● Exercise input:
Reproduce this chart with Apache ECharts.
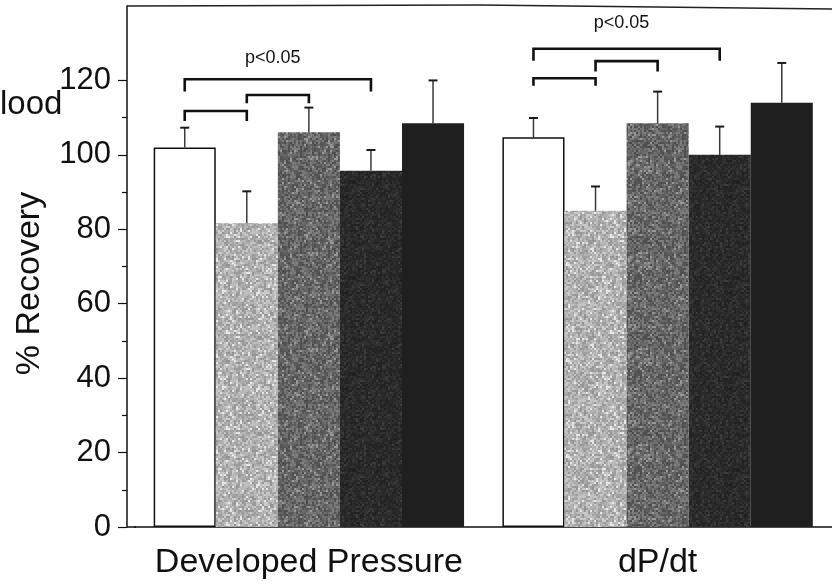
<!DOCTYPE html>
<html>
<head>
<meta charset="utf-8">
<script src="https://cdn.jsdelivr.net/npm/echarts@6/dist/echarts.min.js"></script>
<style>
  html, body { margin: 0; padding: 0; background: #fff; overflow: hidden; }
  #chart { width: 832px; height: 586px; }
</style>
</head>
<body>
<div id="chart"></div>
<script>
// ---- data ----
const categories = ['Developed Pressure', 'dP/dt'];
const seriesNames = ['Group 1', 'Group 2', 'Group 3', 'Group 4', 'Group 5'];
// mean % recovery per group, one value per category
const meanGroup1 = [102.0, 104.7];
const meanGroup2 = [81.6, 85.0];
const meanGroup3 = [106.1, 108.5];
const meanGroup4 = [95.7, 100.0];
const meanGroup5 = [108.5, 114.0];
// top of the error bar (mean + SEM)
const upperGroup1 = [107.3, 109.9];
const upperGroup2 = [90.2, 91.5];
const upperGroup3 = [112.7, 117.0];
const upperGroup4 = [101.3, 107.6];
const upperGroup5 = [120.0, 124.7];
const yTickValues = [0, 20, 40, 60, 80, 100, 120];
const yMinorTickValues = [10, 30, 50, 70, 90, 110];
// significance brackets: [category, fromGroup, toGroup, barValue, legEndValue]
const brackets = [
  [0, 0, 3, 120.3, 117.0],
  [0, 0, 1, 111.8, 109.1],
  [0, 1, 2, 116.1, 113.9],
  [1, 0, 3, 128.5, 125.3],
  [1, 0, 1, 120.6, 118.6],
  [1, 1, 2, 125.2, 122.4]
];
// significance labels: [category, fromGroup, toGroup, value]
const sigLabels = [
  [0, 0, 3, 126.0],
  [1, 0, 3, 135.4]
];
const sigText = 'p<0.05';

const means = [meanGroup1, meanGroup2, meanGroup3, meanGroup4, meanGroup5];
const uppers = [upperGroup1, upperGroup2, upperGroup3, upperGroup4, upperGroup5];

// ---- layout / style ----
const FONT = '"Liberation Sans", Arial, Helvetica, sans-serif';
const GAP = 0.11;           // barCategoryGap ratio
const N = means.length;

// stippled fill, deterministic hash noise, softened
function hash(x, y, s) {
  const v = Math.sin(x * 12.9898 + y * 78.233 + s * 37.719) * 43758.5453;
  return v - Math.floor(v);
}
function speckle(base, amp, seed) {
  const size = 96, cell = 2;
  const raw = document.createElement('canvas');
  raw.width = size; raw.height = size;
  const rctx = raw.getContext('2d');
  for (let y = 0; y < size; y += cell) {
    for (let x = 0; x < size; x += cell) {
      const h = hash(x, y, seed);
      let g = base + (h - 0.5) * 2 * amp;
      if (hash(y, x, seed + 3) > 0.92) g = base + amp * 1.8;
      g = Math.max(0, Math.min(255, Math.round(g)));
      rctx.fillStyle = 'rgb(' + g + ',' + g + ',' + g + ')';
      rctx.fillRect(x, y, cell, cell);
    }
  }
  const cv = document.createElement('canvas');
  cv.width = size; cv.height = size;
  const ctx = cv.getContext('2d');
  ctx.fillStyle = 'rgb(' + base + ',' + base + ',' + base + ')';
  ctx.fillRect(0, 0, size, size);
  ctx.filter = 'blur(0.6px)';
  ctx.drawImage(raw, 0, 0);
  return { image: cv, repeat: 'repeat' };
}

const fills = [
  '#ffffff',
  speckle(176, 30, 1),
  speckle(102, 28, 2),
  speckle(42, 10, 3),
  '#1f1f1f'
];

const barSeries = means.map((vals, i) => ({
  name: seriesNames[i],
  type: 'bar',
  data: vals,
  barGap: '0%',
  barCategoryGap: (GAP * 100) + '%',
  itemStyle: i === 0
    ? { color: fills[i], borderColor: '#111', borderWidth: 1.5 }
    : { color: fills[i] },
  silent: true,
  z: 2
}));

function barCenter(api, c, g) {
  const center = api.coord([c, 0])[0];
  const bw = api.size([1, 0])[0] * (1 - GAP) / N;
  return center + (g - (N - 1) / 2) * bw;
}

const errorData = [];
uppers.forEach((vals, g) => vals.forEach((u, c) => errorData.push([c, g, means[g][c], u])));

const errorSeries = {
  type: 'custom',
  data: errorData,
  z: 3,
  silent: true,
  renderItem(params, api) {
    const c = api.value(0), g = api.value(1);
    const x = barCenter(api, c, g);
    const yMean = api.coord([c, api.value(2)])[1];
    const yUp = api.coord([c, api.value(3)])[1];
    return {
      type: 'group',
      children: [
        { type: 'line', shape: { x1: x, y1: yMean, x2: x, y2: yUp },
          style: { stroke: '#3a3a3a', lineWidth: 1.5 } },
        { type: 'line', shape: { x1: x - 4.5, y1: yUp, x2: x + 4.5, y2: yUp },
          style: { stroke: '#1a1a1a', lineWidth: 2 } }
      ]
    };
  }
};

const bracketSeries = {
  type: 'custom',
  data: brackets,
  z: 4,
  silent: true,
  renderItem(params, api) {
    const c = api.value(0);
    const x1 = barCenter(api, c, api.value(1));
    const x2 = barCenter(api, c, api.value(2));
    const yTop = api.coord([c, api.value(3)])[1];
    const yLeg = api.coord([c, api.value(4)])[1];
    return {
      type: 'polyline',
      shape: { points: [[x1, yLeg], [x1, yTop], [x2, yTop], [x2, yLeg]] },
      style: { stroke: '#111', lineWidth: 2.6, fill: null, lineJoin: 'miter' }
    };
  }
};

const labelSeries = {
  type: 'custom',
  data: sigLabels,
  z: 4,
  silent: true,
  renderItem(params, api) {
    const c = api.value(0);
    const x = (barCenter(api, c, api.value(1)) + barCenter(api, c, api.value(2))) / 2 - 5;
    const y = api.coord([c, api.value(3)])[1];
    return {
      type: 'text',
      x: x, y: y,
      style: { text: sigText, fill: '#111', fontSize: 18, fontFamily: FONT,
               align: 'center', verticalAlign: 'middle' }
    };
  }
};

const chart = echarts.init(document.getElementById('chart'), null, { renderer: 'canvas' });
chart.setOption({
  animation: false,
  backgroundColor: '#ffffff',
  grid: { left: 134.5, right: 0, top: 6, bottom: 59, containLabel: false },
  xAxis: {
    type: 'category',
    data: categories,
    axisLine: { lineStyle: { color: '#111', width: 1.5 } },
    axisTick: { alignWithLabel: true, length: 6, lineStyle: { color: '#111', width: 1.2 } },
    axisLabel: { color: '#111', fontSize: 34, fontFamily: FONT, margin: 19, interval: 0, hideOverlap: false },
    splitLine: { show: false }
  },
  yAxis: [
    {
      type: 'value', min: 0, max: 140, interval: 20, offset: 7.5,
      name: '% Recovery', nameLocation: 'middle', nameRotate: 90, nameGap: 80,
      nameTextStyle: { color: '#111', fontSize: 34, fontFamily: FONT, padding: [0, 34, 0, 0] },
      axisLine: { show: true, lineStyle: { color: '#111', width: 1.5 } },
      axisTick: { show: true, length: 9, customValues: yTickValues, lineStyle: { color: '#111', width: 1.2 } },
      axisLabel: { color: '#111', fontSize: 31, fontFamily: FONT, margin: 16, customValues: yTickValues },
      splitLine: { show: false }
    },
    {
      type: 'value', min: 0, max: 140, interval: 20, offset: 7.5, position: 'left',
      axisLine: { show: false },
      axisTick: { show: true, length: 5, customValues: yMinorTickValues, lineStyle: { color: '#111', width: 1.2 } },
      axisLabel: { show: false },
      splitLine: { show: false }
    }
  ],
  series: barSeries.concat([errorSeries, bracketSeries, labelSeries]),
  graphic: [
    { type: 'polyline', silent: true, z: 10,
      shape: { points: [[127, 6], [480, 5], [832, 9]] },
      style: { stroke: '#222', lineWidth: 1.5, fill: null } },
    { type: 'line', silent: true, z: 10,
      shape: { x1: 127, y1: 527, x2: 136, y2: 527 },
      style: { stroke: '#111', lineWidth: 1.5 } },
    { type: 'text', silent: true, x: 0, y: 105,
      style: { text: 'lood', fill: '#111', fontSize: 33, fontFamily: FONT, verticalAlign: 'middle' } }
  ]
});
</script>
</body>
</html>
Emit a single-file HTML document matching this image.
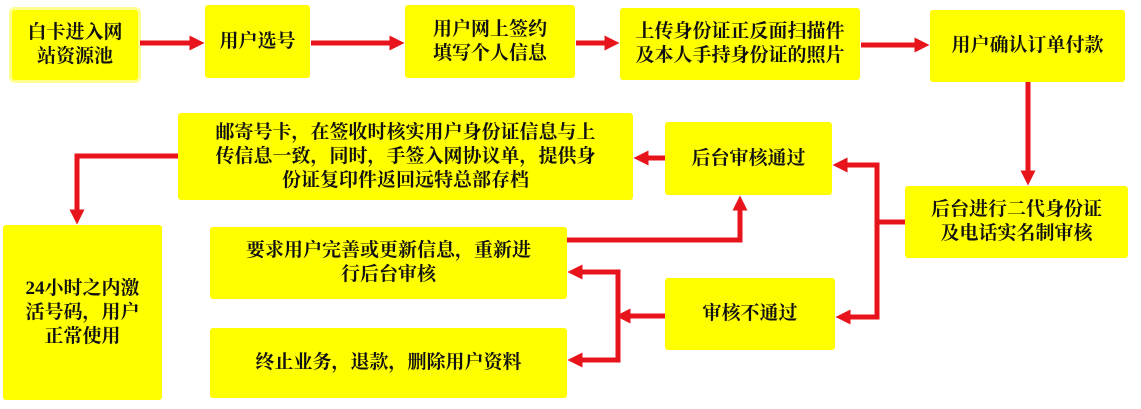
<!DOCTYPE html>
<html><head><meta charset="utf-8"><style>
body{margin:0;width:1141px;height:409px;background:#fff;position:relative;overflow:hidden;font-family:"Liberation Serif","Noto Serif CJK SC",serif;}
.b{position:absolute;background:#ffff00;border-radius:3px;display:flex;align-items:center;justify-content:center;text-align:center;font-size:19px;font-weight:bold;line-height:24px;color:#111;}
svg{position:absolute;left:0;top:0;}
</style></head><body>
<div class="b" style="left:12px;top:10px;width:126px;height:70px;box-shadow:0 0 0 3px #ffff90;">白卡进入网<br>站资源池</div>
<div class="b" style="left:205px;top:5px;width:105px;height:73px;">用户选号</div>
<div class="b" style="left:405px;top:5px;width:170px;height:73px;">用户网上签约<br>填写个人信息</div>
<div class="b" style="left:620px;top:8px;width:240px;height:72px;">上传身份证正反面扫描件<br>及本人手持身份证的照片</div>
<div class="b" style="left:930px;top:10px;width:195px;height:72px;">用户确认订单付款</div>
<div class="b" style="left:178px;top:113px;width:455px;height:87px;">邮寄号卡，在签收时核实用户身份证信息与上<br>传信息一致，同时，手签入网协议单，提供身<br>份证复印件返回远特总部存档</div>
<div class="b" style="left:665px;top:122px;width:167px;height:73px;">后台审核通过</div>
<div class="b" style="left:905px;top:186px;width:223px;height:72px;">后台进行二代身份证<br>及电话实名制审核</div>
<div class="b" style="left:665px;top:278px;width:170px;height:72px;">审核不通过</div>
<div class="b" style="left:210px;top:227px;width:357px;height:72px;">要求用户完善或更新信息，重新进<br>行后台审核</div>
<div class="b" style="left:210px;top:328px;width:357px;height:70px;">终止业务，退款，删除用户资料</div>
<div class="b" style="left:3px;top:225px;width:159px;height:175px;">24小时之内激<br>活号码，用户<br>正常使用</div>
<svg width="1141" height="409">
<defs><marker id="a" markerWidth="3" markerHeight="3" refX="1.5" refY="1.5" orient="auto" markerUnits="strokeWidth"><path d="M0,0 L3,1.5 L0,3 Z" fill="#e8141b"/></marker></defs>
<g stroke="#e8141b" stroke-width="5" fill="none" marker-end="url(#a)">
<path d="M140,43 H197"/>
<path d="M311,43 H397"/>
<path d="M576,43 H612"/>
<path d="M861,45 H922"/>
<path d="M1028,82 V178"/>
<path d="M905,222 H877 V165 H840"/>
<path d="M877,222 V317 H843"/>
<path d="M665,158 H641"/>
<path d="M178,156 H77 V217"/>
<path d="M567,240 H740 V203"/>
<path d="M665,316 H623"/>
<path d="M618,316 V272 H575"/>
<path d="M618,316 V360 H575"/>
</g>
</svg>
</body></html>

● Objective: Go from the first line of the listing to the line holding "const sigText = 'p<0.05';" and, please, transcribe those lines exactly, both included, with no pictures.

● Full answer:
Reproduce this chart with Apache ECharts.
<!DOCTYPE html>
<html>
<head>
<meta charset="utf-8">
<script src="https://cdn.jsdelivr.net/npm/echarts@6/dist/echarts.min.js"></script>
<style>
  html, body { margin: 0; padding: 0; background: #fff; overflow: hidden; }
  #chart { width: 832px; height: 586px; }
</style>
</head>
<body>
<div id="chart"></div>
<script>
// ---- data ----
const categories = ['Developed Pressure', 'dP/dt'];
const seriesNames = ['Group 1', 'Group 2', 'Group 3', 'Group 4', 'Group 5'];
// mean % recovery per group, one value per category
const meanGroup1 = [102.0, 104.7];
const meanGroup2 = [81.6, 85.0];
const meanGroup3 = [106.1, 108.5];
const meanGroup4 = [95.7, 100.0];
const meanGroup5 = [108.5, 114.0];
// top of the error bar (mean + SEM)
const upperGroup1 = [107.3, 109.9];
const upperGroup2 = [90.2, 91.5];
const upperGroup3 = [112.7, 117.0];
const upperGroup4 = [101.3, 107.6];
const upperGroup5 = [120.0, 124.7];
const yTickValues = [0, 20, 40, 60, 80, 100, 120];
const yMinorTickValues = [10, 30, 50, 70, 90, 110];
// significance brackets: [category, fromGroup, toGroup, barValue, legEndValue]
const brackets = [
  [0, 0, 3, 120.3, 117.0],
  [0, 0, 1, 111.8, 109.1],
  [0, 1, 2, 116.1, 113.9],
  [1, 0, 3, 128.5, 125.3],
  [1, 0, 1, 120.6, 118.6],
  [1, 1, 2, 125.2, 122.4]
];
// significance labels: [category, fromGroup, toGroup, value]
const sigLabels = [
  [0, 0, 3, 126.0],
  [1, 0, 3, 135.4]
];
const sigText = 'p<0.05';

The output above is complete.